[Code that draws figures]
# # # # #
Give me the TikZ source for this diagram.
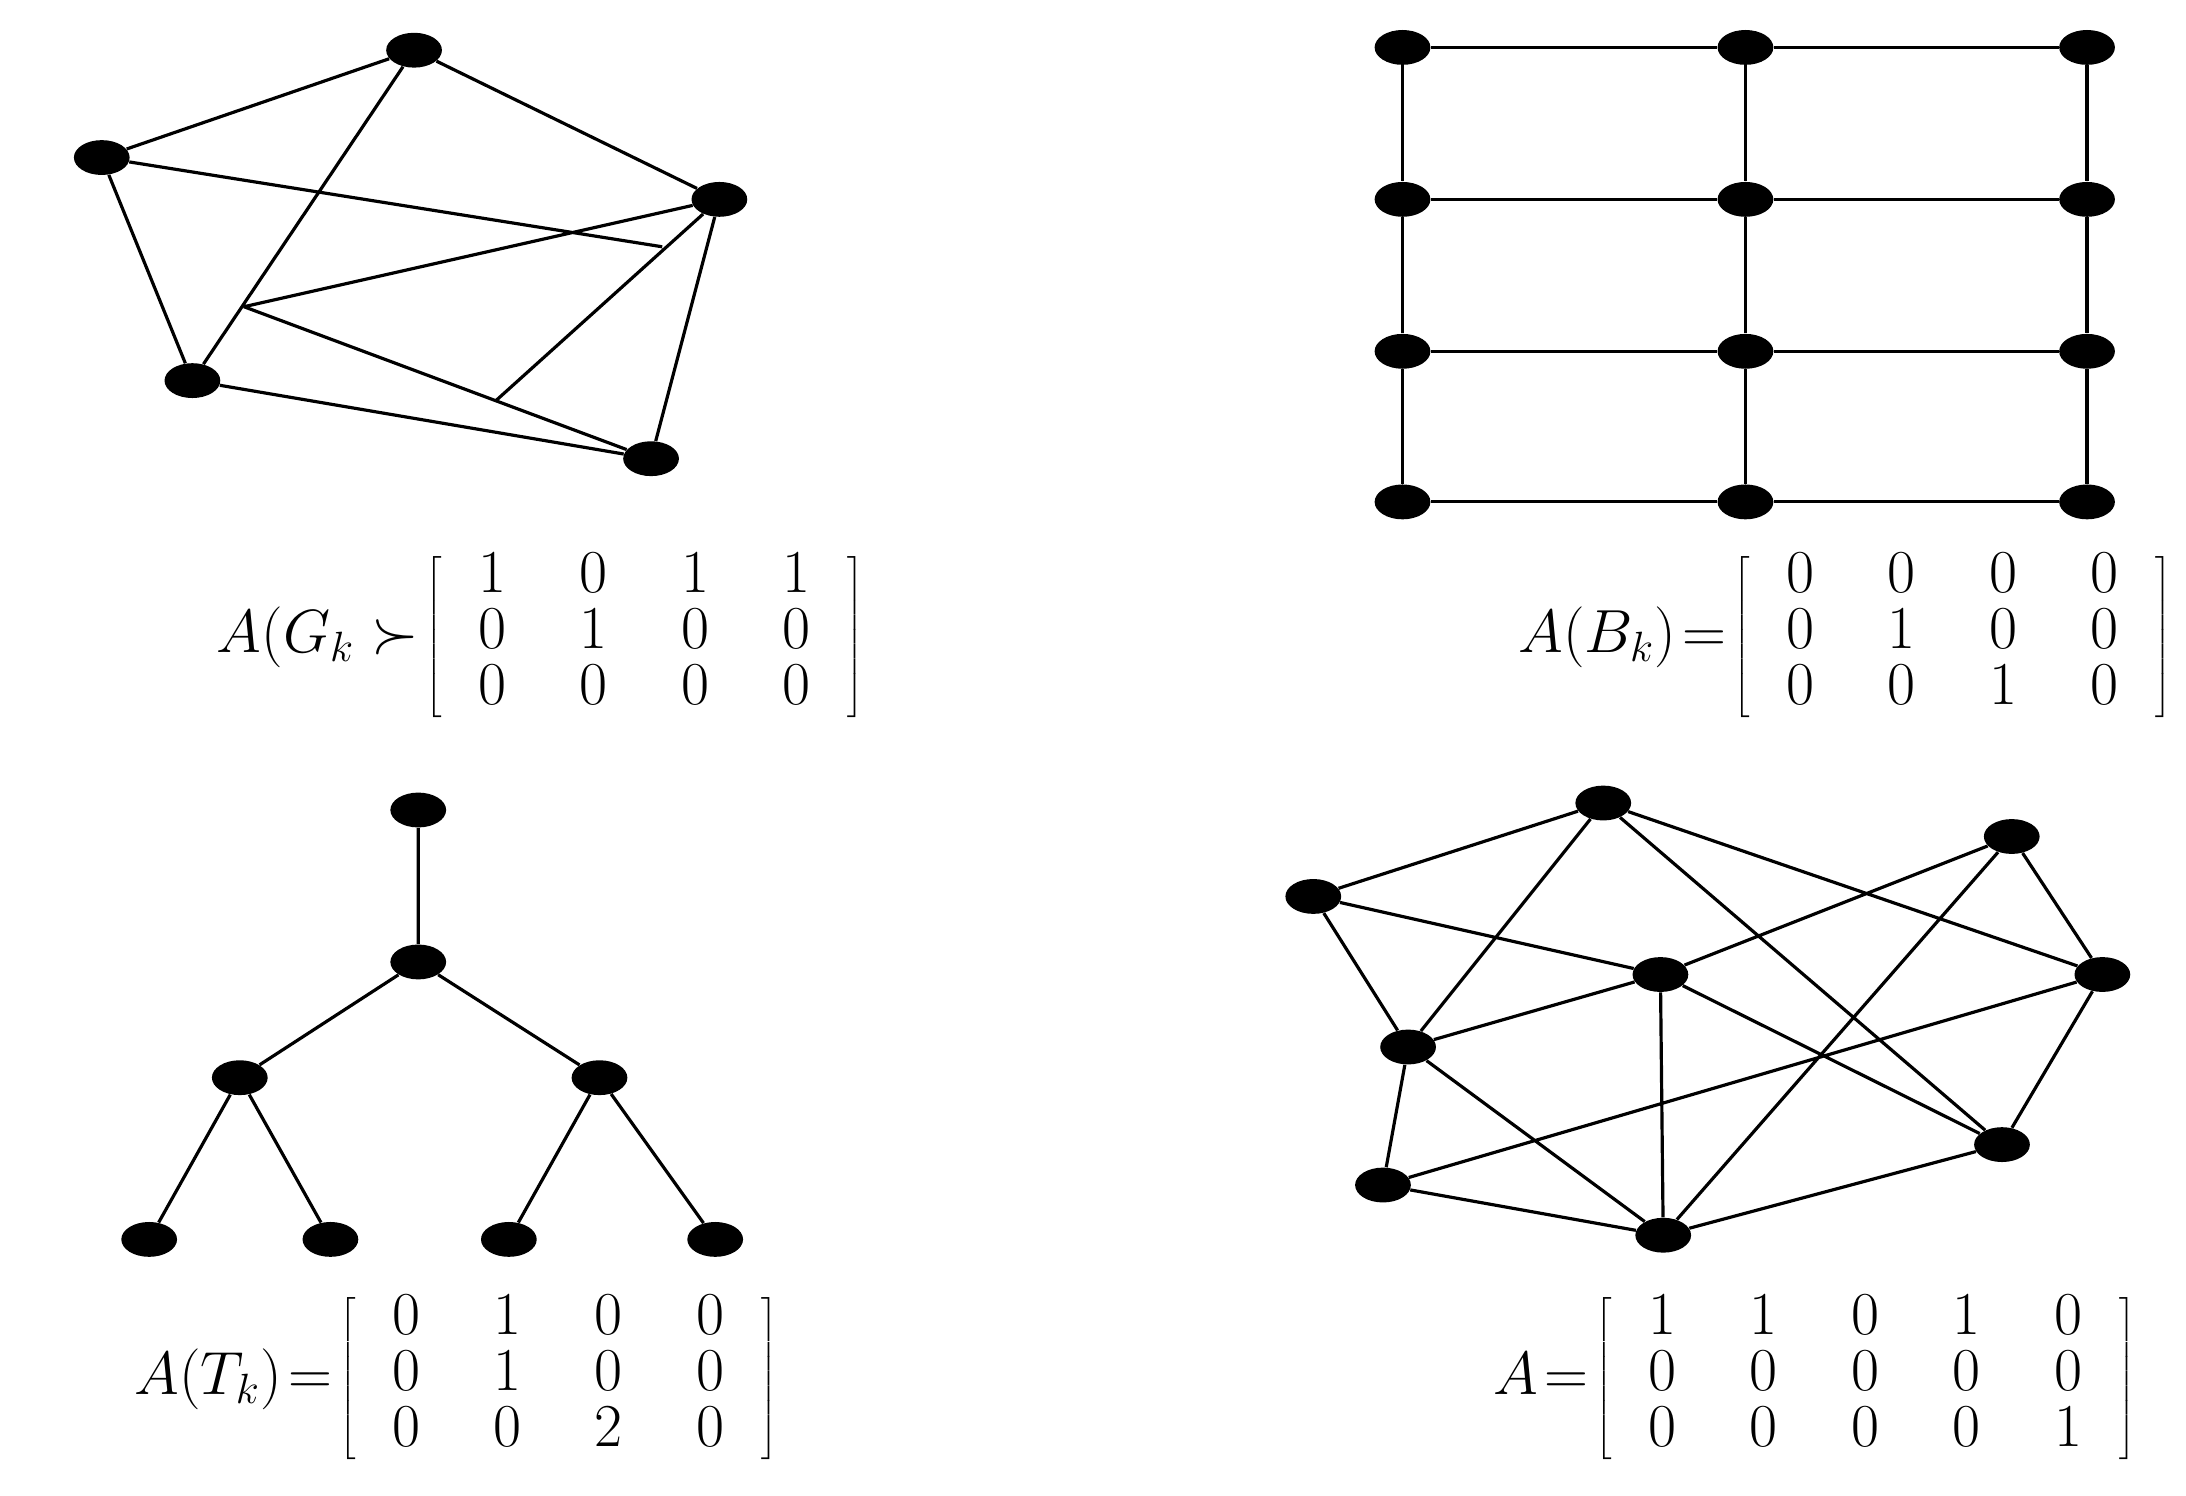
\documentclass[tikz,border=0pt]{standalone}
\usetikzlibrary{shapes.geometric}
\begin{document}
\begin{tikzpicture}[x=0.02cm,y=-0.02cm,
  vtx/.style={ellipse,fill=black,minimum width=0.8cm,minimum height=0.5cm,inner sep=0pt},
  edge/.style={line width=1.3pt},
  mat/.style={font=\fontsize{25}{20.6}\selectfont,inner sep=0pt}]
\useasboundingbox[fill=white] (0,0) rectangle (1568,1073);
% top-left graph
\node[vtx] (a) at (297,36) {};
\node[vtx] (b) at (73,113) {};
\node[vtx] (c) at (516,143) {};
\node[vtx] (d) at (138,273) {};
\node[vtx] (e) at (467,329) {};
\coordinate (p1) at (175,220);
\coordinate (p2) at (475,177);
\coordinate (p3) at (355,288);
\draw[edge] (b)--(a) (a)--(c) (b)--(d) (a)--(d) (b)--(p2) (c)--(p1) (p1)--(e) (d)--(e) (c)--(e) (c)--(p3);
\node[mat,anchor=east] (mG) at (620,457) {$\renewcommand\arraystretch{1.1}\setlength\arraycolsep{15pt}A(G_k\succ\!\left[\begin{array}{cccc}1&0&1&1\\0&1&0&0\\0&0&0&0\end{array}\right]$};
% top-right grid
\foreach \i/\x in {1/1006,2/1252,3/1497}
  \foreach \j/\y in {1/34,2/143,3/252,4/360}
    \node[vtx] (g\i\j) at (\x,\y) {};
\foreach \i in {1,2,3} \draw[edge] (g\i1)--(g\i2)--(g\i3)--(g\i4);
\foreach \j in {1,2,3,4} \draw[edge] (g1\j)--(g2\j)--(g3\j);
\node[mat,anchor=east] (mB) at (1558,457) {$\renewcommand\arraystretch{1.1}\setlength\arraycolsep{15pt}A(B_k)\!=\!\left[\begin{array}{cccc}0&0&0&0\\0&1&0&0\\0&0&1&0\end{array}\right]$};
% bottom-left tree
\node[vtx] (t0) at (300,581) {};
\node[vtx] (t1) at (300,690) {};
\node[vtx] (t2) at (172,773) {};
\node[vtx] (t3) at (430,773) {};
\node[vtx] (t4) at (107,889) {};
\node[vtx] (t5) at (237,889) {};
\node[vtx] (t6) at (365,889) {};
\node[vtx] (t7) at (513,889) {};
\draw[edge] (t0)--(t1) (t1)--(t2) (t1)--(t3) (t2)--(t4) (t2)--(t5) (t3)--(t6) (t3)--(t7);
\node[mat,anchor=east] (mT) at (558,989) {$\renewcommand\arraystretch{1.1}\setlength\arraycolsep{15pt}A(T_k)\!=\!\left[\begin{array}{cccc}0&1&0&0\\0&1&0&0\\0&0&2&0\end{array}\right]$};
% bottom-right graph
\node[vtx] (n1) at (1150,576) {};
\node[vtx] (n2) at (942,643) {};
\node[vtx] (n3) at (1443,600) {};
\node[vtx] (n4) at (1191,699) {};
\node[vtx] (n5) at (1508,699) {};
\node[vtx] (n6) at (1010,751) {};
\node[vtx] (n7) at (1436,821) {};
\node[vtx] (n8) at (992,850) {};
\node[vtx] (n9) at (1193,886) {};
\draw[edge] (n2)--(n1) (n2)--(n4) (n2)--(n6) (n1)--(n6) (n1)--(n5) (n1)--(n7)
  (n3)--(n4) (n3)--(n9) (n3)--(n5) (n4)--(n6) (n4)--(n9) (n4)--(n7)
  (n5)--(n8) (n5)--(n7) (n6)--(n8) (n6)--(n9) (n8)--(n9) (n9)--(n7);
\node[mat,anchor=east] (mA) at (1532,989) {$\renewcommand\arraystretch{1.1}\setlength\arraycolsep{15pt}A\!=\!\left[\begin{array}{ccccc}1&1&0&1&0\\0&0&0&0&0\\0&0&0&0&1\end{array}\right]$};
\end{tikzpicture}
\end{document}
# # # # #
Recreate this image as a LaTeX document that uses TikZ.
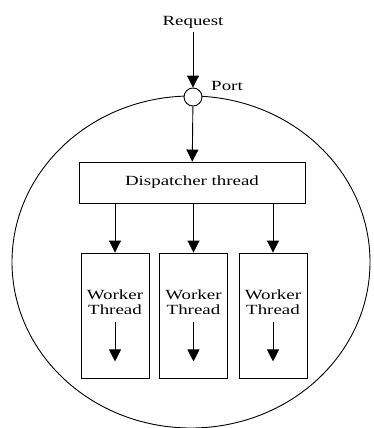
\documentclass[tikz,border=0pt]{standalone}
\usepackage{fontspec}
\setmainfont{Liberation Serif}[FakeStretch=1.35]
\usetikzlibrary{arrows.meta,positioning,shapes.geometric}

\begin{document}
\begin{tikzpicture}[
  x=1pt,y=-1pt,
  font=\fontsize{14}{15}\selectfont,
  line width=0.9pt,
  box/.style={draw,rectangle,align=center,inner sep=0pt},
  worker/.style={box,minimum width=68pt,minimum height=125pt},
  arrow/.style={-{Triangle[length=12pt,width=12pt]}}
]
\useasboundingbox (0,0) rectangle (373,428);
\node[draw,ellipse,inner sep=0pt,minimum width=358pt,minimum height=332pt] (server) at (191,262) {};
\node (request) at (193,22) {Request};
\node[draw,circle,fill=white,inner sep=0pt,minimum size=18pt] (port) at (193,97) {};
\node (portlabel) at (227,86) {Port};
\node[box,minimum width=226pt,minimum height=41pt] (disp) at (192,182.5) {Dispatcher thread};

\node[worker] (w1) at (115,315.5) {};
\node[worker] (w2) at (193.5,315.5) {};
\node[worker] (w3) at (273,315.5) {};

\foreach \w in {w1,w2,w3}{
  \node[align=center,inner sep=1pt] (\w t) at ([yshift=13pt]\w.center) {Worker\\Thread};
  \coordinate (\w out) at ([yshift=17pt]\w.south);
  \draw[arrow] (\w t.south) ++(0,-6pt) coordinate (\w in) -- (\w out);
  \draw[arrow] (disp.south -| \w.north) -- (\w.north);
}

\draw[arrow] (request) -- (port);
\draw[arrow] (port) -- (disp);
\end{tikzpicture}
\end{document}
# # # # #
## [GIVEN EXERCISE]
Only the number is wanted: how many lines in the data include the string "this"?

## [WRITTEN RESPONSE]
2